_Exercise aim:_ Skip the pictures. Transcribe the rest of the data below without changing a word.

::::

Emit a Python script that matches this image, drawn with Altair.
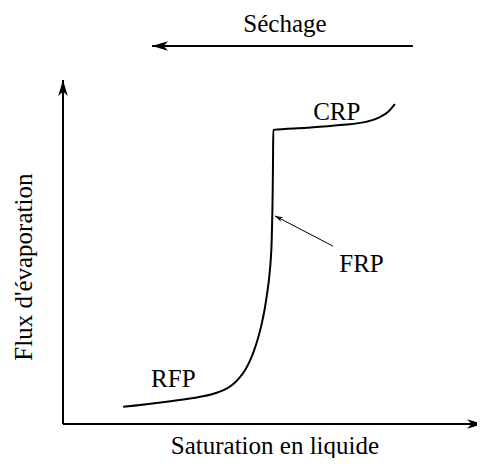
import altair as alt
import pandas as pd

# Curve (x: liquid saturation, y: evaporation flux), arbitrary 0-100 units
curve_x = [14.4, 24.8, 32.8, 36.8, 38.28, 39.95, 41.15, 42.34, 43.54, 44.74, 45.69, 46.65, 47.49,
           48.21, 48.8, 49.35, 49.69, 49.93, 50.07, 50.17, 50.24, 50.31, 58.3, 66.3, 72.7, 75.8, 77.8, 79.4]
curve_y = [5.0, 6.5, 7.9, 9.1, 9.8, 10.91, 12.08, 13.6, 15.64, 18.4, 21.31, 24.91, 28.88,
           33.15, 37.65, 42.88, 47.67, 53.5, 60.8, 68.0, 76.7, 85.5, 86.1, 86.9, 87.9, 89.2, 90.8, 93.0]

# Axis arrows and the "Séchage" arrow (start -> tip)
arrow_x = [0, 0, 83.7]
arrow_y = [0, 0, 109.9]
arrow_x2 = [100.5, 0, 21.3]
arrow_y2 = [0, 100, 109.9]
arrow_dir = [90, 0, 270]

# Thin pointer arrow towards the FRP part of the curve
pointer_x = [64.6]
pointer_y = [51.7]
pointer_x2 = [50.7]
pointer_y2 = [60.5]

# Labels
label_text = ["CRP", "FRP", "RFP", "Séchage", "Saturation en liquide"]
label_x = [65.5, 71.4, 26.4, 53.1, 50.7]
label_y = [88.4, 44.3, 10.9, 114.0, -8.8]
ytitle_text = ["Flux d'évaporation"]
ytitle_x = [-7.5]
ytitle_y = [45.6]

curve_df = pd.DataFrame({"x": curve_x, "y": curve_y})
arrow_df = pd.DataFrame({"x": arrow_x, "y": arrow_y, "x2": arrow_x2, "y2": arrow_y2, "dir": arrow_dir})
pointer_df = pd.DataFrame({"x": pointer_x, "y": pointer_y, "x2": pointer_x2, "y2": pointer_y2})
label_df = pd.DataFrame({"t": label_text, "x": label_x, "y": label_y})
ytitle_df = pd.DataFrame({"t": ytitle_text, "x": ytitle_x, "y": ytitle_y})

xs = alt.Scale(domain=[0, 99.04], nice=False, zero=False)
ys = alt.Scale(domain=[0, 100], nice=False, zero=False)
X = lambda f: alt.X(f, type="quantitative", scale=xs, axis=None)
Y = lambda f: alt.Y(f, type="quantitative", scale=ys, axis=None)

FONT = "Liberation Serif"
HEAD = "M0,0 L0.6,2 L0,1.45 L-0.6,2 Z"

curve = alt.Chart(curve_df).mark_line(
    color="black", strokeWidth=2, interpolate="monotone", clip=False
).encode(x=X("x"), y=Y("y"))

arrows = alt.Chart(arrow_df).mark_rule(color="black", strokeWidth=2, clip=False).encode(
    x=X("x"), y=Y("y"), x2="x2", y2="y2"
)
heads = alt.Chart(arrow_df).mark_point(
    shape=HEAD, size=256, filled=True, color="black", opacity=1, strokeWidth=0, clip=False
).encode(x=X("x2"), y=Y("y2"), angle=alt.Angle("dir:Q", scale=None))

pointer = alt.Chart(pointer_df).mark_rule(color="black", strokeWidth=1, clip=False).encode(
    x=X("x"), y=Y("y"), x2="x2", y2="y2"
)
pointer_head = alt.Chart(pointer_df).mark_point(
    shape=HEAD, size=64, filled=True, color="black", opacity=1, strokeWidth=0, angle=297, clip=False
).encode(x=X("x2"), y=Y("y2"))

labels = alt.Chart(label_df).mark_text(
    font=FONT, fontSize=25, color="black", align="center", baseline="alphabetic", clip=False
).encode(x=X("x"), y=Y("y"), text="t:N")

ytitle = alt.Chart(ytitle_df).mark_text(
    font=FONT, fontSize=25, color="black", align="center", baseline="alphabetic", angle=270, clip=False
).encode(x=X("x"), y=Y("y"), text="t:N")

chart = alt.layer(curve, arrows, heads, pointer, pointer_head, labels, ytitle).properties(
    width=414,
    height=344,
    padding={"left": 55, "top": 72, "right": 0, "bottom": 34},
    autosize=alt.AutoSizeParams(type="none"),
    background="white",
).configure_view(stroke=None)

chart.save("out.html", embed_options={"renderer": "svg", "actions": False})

::::

_Task output:_
Emit a Python script that matches this image, drawn with Altair.
import altair as alt
import pandas as pd

# Curve (x: liquid saturation, y: evaporation flux), arbitrary 0-100 units
curve_x = [14.4, 24.8, 32.8, 36.8, 38.28, 39.95, 41.15, 42.34, 43.54, 44.74, 45.69, 46.65, 47.49,
           48.21, 48.8, 49.35, 49.69, 49.93, 50.07, 50.17, 50.24, 50.31, 58.3, 66.3, 72.7, 75.8, 77.8, 79.4]
curve_y = [5.0, 6.5, 7.9, 9.1, 9.8, 10.91, 12.08, 13.6, 15.64, 18.4, 21.31, 24.91, 28.88,
           33.15, 37.65, 42.88, 47.67, 53.5, 60.8, 68.0, 76.7, 85.5, 86.1, 86.9, 87.9, 89.2, 90.8, 93.0]

# Axis arrows and the "Séchage" arrow (start -> tip)
arrow_x = [0, 0, 83.7]
arrow_y = [0, 0, 109.9]
arrow_x2 = [100.5, 0, 21.3]
arrow_y2 = [0, 100, 109.9]
arrow_dir = [90, 0, 270]

# Thin pointer arrow towards the FRP part of the curve
pointer_x = [64.6]
pointer_y = [51.7]
pointer_x2 = [50.7]
pointer_y2 = [60.5]

# Labels
label_text = ["CRP", "FRP", "RFP", "Séchage", "Saturation en liquide"]
label_x = [65.5, 71.4, 26.4, 53.1, 50.7]
label_y = [88.4, 44.3, 10.9, 114.0, -8.8]
ytitle_text = ["Flux d'évaporation"]
ytitle_x = [-7.5]
ytitle_y = [45.6]

curve_df = pd.DataFrame({"x": curve_x, "y": curve_y})
arrow_df = pd.DataFrame({"x": arrow_x, "y": arrow_y, "x2": arrow_x2, "y2": arrow_y2, "dir": arrow_dir})
pointer_df = pd.DataFrame({"x": pointer_x, "y": pointer_y, "x2": pointer_x2, "y2": pointer_y2})
label_df = pd.DataFrame({"t": label_text, "x": label_x, "y": label_y})
ytitle_df = pd.DataFrame({"t": ytitle_text, "x": ytitle_x, "y": ytitle_y})

xs = alt.Scale(domain=[0, 99.04], nice=False, zero=False)
ys = alt.Scale(domain=[0, 100], nice=False, zero=False)
X = lambda f: alt.X(f, type="quantitative", scale=xs, axis=None)
Y = lambda f: alt.Y(f, type="quantitative", scale=ys, axis=None)

FONT = "Liberation Serif"
HEAD = "M0,0 L0.6,2 L0,1.45 L-0.6,2 Z"

curve = alt.Chart(curve_df).mark_line(
    color="black", strokeWidth=2, interpolate="monotone", clip=False
).encode(x=X("x"), y=Y("y"))

arrows = alt.Chart(arrow_df).mark_rule(color="black", strokeWidth=2, clip=False).encode(
    x=X("x"), y=Y("y"), x2="x2", y2="y2"
)
heads = alt.Chart(arrow_df).mark_point(
    shape=HEAD, size=256, filled=True, color="black", opacity=1, strokeWidth=0, clip=False
).encode(x=X("x2"), y=Y("y2"), angle=alt.Angle("dir:Q", scale=None))

pointer = alt.Chart(pointer_df).mark_rule(color="black", strokeWidth=1, clip=False).encode(
    x=X("x"), y=Y("y"), x2="x2", y2="y2"
)
pointer_head = alt.Chart(pointer_df).mark_point(
    shape=HEAD, size=64, filled=True, color="black", opacity=1, strokeWidth=0, angle=297, clip=False
).encode(x=X("x2"), y=Y("y2"))

labels = alt.Chart(label_df).mark_text(
    font=FONT, fontSize=25, color="black", align="center", baseline="alphabetic", clip=False
).encode(x=X("x"), y=Y("y"), text="t:N")

ytitle = alt.Chart(ytitle_df).mark_text(
    font=FONT, fontSize=25, color="black", align="center", baseline="alphabetic", angle=270, clip=False
).encode(x=X("x"), y=Y("y"), text="t:N")

chart = alt.layer(curve, arrows, heads, pointer, pointer_head, labels, ytitle).properties(
    width=414,
    height=344,
    padding={"left": 55, "top": 72, "right": 0, "bottom": 34},
    autosize=alt.AutoSizeParams(type="none"),
    background="white",
).configure_view(stroke=None)

chart.save("out.html", embed_options={"renderer": "svg", "actions": False})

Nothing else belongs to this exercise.